RANZCR radiodiagnosis written exam (e-Film reading)

Dr Matt Andrews et al.

The RANZCR radiodiagnosis written exam (e-Film reading) is part of the RANZCR part 2 examination.


The exam consists of 8 questions of equal value. Each question comprises a case (or two) with a clinical history and relevant imaging with one or a number of different imaging modalities. Whereas previously the cases have been presented as 'hard-copy', since April 2013 the cases have been delivered electronically via a PACS viewer. To ensure loading times for cases are not too long, typically a select number of series/sequences are provided for each case. As with any PACS viewer, there are imaging tools such as magnification, windowing, measurements etc.

Answers are typed into text boxes under the following headings:

  • findings
  • likely diagnosis
  • differential diagnosis
  • further investigation or management.

Currently, it is only held in Sydney, Australia.


This examination tends to be the most time-constrained of all the RANZCR part 2 written exams, with 15 minutes per case/question if time is allocated evenly. A common technique is to limit each answer to, say, 12 minutes, which leaves 24 minutes at the end for reviewing answers.
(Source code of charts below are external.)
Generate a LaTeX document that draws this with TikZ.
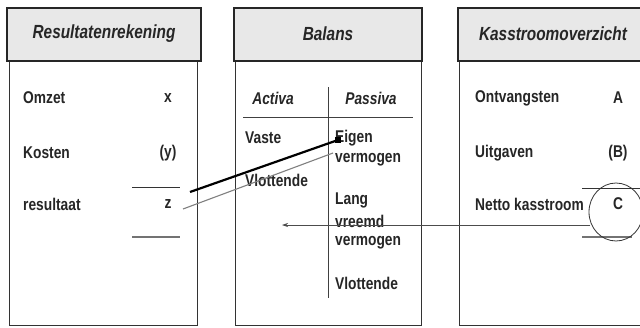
\documentclass[tikz,border=0pt]{standalone}
\usepackage{fontspec}
\setmainfont{Liberation Sans}[FakeStretch=0.81]
\usetikzlibrary{arrows.meta,shapes.geometric,calc}
\begin{document}
\begin{tikzpicture}[x=1pt,y=-1pt,
  hdr/.style={draw=black!85,line width=1.3pt,fill=black!9},
  bodybox/.style={draw=black!80,line width=0.7pt},
  hdrtxt/.style={font=\fontsize{19}{21}\selectfont\bfseries\itshape,text=black!85,inner sep=0pt},
  coltxt/.style={font=\fontsize{17}{19}\selectfont\bfseries\itshape,text=black!85,inner sep=0pt},
  txt/.style={font=\fontsize{17}{19}\selectfont\bfseries,text=black!85,inner sep=0pt,anchor=west},
  val/.style={font=\fontsize{17}{19}\selectfont\bfseries,text=black!85,inner sep=0pt},
  sumline/.style={draw=black!80,line width=0.8pt},
  totline/.style={draw=black!55,line width=2.2pt},
  link/.style={draw=black,line width=2.2pt},
  glink/.style={draw=black!50,line width=1.1pt},
  flow/.style={draw=black!70,line width=0.7pt,-{Stealth[length=6pt,width=4pt]}}
]
\useasboundingbox (0,0) rectangle (640,327);
\clip (0,0) rectangle (640,327);
\fill[white] (0,0) rectangle (640,327);
% boxes
\draw[bodybox] (9,61) rectangle (197,325);
\draw[hdr] (7,8) rectangle (201,61);
\draw[bodybox] (235,61) rectangle (421,325);
\draw[hdr] (234,8) rectangle (422,61);
\draw[bodybox] (459,61) rectangle (660,325);
\draw[hdr] (458,8) rectangle (660,61);
% headers
\node[hdrtxt] (h1) at (104,34) {Resultatenrekening};
\node[hdrtxt] (h2) at (328,34) {Balans};
\node[hdrtxt] (h3) at (553,34) {Kasstroomoverzicht};
% left box
\node[txt] (omzet) at (23,98) {Omzet};
\node[val] (x) at (168,98) {x};
\node[txt] (kosten) at (23,153) {Kosten};
\node[val] (y) at (168,153) {(y)};
\node[txt] (res) at (23,204) {resultaat};
\node[val] (z) at (168,204) {z};
\draw[sumline] (132,187) -- (180,187);
\draw[totline] (132,237) -- (180,237);
% middle box
\node[coltxt] (act) at (273,98) {Activa};
\node[coltxt] (pas) at (371,98) {Passiva};
\draw[draw=black!75,line width=0.8pt] (243,117) -- (413,117);
\draw[draw=black!75,line width=0.8pt] (328,87) -- (328,298);
\node[txt] (vaste) at (245,138) {Vaste};
\node[txt] (vlot1) at (245,180) {Vlottende};
\node[txt] (eigen) at (335,138) {Eigen};
\node[txt] (verm1) at (335,160) {vermogen};
\node[txt] (lang) at (335,200) {Lang};
\node[txt] (vreemd) at (335,221) {vreemd};
\node[txt] (verm2) at (335,243) {vermogen};
\node[txt] (vlot2) at (335,283) {Vlottende};
% right box
\node[txt] (ontv) at (475,98) {Ontvangsten};
\node[val] (A) at (618,98) {A};
\node[txt] (uitg) at (475,153) {Uitgaven};
\node[val] (B) at (618,153) {(B)};
\node[txt] (netto) at (475,204) {Netto kasstroom};
\node[val] (C) at (618,204) {C};
\draw[sumline] (582,188) -- (640,188);
\draw[totline] (582,237) -- (632,237);
\node[draw=black!80,line width=0.8pt,ellipse,minimum width=54pt,minimum height=58pt,inner sep=0pt] (circ) at (616,212) {};
% connectors
\coordinate (bl1) at (190,192);
\coordinate (bl2) at (338,140);
\coordinate (gl1) at (183,209);
\coordinate (gl2) at (333,153);
\draw[link] (bl1) -- (bl2);
\fill[black] ($(bl2)+(-3,-3)$) rectangle ($(bl2)+(3,3)$);
\draw[glink] (gl1) -- (gl2);
\coordinate (fs) at (590,225);
\coordinate (fe) at (282,225);
\draw[flow] (fs) -- (fe);
\end{tikzpicture}
\end{document}
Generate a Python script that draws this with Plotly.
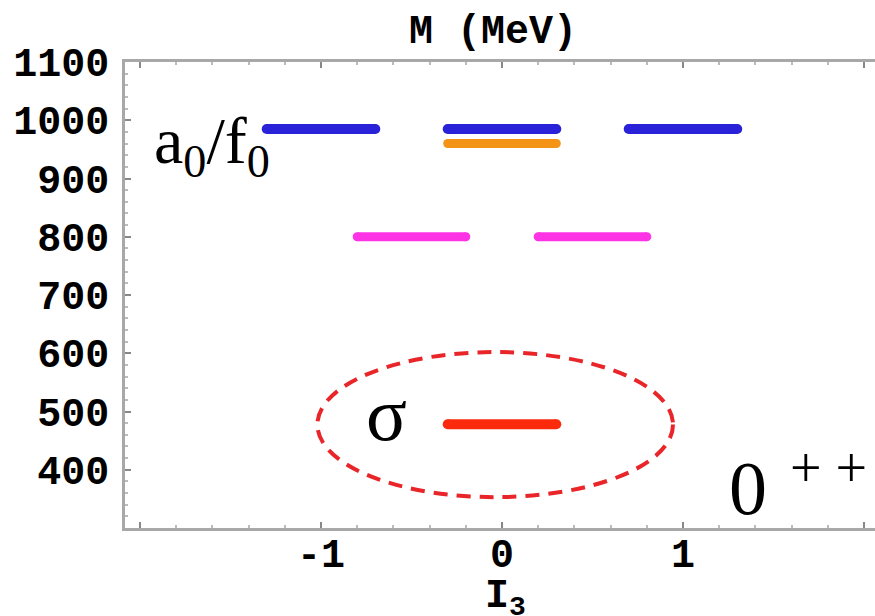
import plotly.graph_objects as go

# Scalar (0++) meson levels: isospin projection I3 and mass M in MeV
a0_f0_I3 = [-1, 0, 1]
a0_f0_mass = [985, 985, 985]
f0_I3 = [0]
f0_mass = [960]
kappa_I3 = [-0.5, 0.5]
kappa_mass = [800, 800]
sigma_I3 = [0]
sigma_mass = [478]

# each level is drawn as a short horizontal bar around its I3 value
bar_half_width = 0.3

y_tick_vals = [400, 500, 600, 700, 800, 900, 1000, 1100]
x_tick_vals = [-2, -1, 0, 1, 2]
x_tick_text = ["", "-1", "0", "1", ""]


def level_segments(centers, masses):
    xs, ys = [], []
    for c, m in zip(centers, masses):
        xs += [c - bar_half_width, c + bar_half_width, None]
        ys += [m, m, None]
    return xs, ys


levels = [
    (a0_f0_I3, a0_f0_mass, "#2a22d8", 10),
    (f0_I3, f0_mass, "#f39416", 9),
    (kappa_I3, kappa_mass, "#ff33e6", 9),
    (sigma_I3, sigma_mass, "#fb2a0c", 10),
]

fig = go.Figure()
for centers, masses, color, width in levels:
    xs, ys = level_segments(centers, masses)
    # round end caps come from circle markers at the segment ends
    fig.add_trace(go.Scatter(
        x=xs, y=ys, mode="lines+markers",
        line=dict(color=color, width=width),
        marker=dict(color=color, size=width, line=dict(width=0)),
        hoverinfo="skip", showlegend=False,
    ))

# dashed ellipse around the sigma
fig.add_shape(
    type="circle", xref="x", yref="y",
    x0=-1.02, x1=0.945, y0=353, y1=602,
    line=dict(color="#e8262a", width=4, dash="14px,9px"),
    layer="below",
)

serif = "Liberation Serif"
mono = "Liberation Mono"

fig.add_annotation(
    x=-1.934, y=957, xref="x", yref="y", xanchor="left", yanchor="middle",
    text="a<sub>0</sub>/f<sub>0</sub>", showarrow=False,
    font=dict(family=serif, size=66, color="black"),
)
fig.add_annotation(
    x=-0.64, y=496, xref="x", yref="y", xanchor="center", yanchor="middle",
    text="σ", showarrow=False,
    font=dict(family=serif, size=76, color="black"),
)
fig.add_annotation(
    x=1.243, y=369, xref="x", yref="y", xanchor="left", yanchor="middle",
    text="0", showarrow=False,
    font=dict(family=serif, size=76, color="black"),
)
fig.add_annotation(
    x=1.58, y=403, xref="x", yref="y", xanchor="left", yanchor="middle",
    text="+ +", showarrow=False,
    font=dict(family=serif, size=56, color="black"),
)
fig.add_annotation(
    x=-0.05, y=1, xref="x", yref="paper", xanchor="center", yanchor="middle",
    yshift=30, text="M (MeV)", showarrow=False,
    font=dict(family=mono, size=40, color="black", weight="bold"),
)
fig.add_annotation(
    x=0.02, y=0, xref="x", yref="paper", xanchor="center", yanchor="top",
    yshift=-44, text="I<sub>3</sub>", showarrow=False,
    font=dict(family=mono, size=40, color="black", weight="bold"),
)

axis_grey = "#a8a8a8"

fig.update_xaxes(
    range=[-2.083, 2.061], showgrid=False, zeroline=False,
    showline=True, linecolor=axis_grey, linewidth=2.5, mirror="ticks",
    ticks="inside", ticklen=6, tickwidth=1.5, tickcolor="#888888",
    tickvals=x_tick_vals, ticktext=x_tick_text, ticklabelstandoff=-12,
    tickfont=dict(family=mono, size=40, color="black", weight="bold"),
    minor=dict(ticks="inside", ticklen=3, tickcolor="#bbbbbb", dtick=0.2),
)
fig.update_yaxes(
    range=[300, 1100], showgrid=False, zeroline=False,
    showline=True, linecolor=axis_grey, linewidth=2.5, mirror=False,
    ticks="inside", ticklen=6, tickwidth=1.5, tickcolor="#888888",
    tickvals=y_tick_vals, ticklabelstandoff=5,
    tickfont=dict(family=mono, size=40, color="black", weight="bold"),
    minor=dict(ticks="inside", ticklen=3, tickcolor="#bbbbbb", dtick=20),
)

fig.update_layout(
    width=875, height=616,
    margin=dict(l=125, r=0, t=62, b=88),
    plot_bgcolor="white", paper_bgcolor="white",
)

fig.write_html("out.html")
It is important to note that the images may take as long as 1 minute to load for each case. For this reason, it may take a while to go back and forward between cases. Most candidates, therefore, tend to answer each case in the order that they are presented, rather than having a quick look at all the cases first and answering the ones they know best before tackling the more challenging cases.

The 4 text boxes (findings, likely diagnosis, differential diagnosis, and further investigation or management) provide the structure for your answer, with subheadings not required. Bullet points may be useful, especially in describing the findings (which tends to be the 'longest' of the answers). In some cases, there is no differential diagnosis, in which case this box does not need to be filled in.

As with the RANZCR anatomy paper 1 exam, typing skills are important; improving your typing speed will essentially provide you with more time to complete the exam. One tip from previous years is to type, rather than dictate, a few of your reports during your day to day work.

Note: details correct at time of writing. Please check with RANZCR for updated details.